_TASK STATEMENT:_ Your task is to quote the material that follows, in full and exactly.

_SUPPLIED DATA:_
****
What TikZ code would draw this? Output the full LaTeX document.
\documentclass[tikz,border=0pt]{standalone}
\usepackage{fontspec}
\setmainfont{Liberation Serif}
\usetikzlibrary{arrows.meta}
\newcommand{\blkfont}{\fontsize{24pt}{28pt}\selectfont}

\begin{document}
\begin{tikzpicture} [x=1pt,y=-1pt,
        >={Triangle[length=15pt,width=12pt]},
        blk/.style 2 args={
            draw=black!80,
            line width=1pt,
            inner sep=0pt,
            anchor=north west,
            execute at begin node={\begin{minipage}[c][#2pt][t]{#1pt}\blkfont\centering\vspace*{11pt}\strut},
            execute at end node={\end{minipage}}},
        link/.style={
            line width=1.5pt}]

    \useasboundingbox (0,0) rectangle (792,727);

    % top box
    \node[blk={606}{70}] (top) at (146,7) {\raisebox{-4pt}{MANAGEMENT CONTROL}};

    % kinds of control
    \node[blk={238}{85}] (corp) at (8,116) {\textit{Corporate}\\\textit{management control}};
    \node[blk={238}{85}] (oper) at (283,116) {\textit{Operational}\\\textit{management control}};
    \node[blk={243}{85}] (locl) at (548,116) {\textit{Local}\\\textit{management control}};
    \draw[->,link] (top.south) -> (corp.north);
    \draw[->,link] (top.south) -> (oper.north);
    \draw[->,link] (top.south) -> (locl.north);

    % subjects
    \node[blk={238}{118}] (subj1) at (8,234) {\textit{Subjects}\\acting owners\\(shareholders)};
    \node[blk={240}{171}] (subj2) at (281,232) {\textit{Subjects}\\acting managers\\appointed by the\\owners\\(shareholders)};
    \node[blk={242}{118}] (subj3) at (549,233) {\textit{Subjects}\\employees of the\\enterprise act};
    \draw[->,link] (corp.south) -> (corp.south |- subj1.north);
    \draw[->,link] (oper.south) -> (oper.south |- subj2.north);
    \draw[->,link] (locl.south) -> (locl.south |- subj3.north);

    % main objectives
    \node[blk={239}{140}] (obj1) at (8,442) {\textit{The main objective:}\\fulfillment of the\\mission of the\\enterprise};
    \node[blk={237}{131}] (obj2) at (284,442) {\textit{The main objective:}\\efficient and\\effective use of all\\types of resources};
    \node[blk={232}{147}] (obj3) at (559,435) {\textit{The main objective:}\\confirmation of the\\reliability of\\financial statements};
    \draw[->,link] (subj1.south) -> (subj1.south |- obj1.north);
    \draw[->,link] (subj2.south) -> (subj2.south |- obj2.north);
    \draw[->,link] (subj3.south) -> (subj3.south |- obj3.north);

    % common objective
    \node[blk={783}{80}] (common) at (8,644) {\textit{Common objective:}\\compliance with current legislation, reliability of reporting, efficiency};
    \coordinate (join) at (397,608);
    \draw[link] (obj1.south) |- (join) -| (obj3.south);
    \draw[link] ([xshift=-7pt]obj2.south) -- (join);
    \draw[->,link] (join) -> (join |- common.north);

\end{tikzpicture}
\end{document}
****
_ANSWER TO THIS EXERCISE:_
What TikZ code would draw this? Output the full LaTeX document.
\documentclass[tikz,border=0pt]{standalone}
\usepackage{fontspec}
\setmainfont{Liberation Serif}
\usetikzlibrary{arrows.meta}
\newcommand{\blkfont}{\fontsize{24pt}{28pt}\selectfont}

\begin{document}
\begin{tikzpicture} [x=1pt,y=-1pt,
        >={Triangle[length=15pt,width=12pt]},
        blk/.style 2 args={
            draw=black!80,
            line width=1pt,
            inner sep=0pt,
            anchor=north west,
            execute at begin node={\begin{minipage}[c][#2pt][t]{#1pt}\blkfont\centering\vspace*{11pt}\strut},
            execute at end node={\end{minipage}}},
        link/.style={
            line width=1.5pt}]

    \useasboundingbox (0,0) rectangle (792,727);

    % top box
    \node[blk={606}{70}] (top) at (146,7) {\raisebox{-4pt}{MANAGEMENT CONTROL}};

    % kinds of control
    \node[blk={238}{85}] (corp) at (8,116) {\textit{Corporate}\\\textit{management control}};
    \node[blk={238}{85}] (oper) at (283,116) {\textit{Operational}\\\textit{management control}};
    \node[blk={243}{85}] (locl) at (548,116) {\textit{Local}\\\textit{management control}};
    \draw[->,link] (top.south) -> (corp.north);
    \draw[->,link] (top.south) -> (oper.north);
    \draw[->,link] (top.south) -> (locl.north);

    % subjects
    \node[blk={238}{118}] (subj1) at (8,234) {\textit{Subjects}\\acting owners\\(shareholders)};
    \node[blk={240}{171}] (subj2) at (281,232) {\textit{Subjects}\\acting managers\\appointed by the\\owners\\(shareholders)};
    \node[blk={242}{118}] (subj3) at (549,233) {\textit{Subjects}\\employees of the\\enterprise act};
    \draw[->,link] (corp.south) -> (corp.south |- subj1.north);
    \draw[->,link] (oper.south) -> (oper.south |- subj2.north);
    \draw[->,link] (locl.south) -> (locl.south |- subj3.north);

    % main objectives
    \node[blk={239}{140}] (obj1) at (8,442) {\textit{The main objective:}\\fulfillment of the\\mission of the\\enterprise};
    \node[blk={237}{131}] (obj2) at (284,442) {\textit{The main objective:}\\efficient and\\effective use of all\\types of resources};
    \node[blk={232}{147}] (obj3) at (559,435) {\textit{The main objective:}\\confirmation of the\\reliability of\\financial statements};
    \draw[->,link] (subj1.south) -> (subj1.south |- obj1.north);
    \draw[->,link] (subj2.south) -> (subj2.south |- obj2.north);
    \draw[->,link] (subj3.south) -> (subj3.south |- obj3.north);

    % common objective
    \node[blk={783}{80}] (common) at (8,644) {\textit{Common objective:}\\compliance with current legislation, reliability of reporting, efficiency};
    \coordinate (join) at (397,608);
    \draw[link] (obj1.south) |- (join) -| (obj3.south);
    \draw[link] ([xshift=-7pt]obj2.south) -- (join);
    \draw[->,link] (join) -> (join |- common.north);

\end{tikzpicture}
\end{document}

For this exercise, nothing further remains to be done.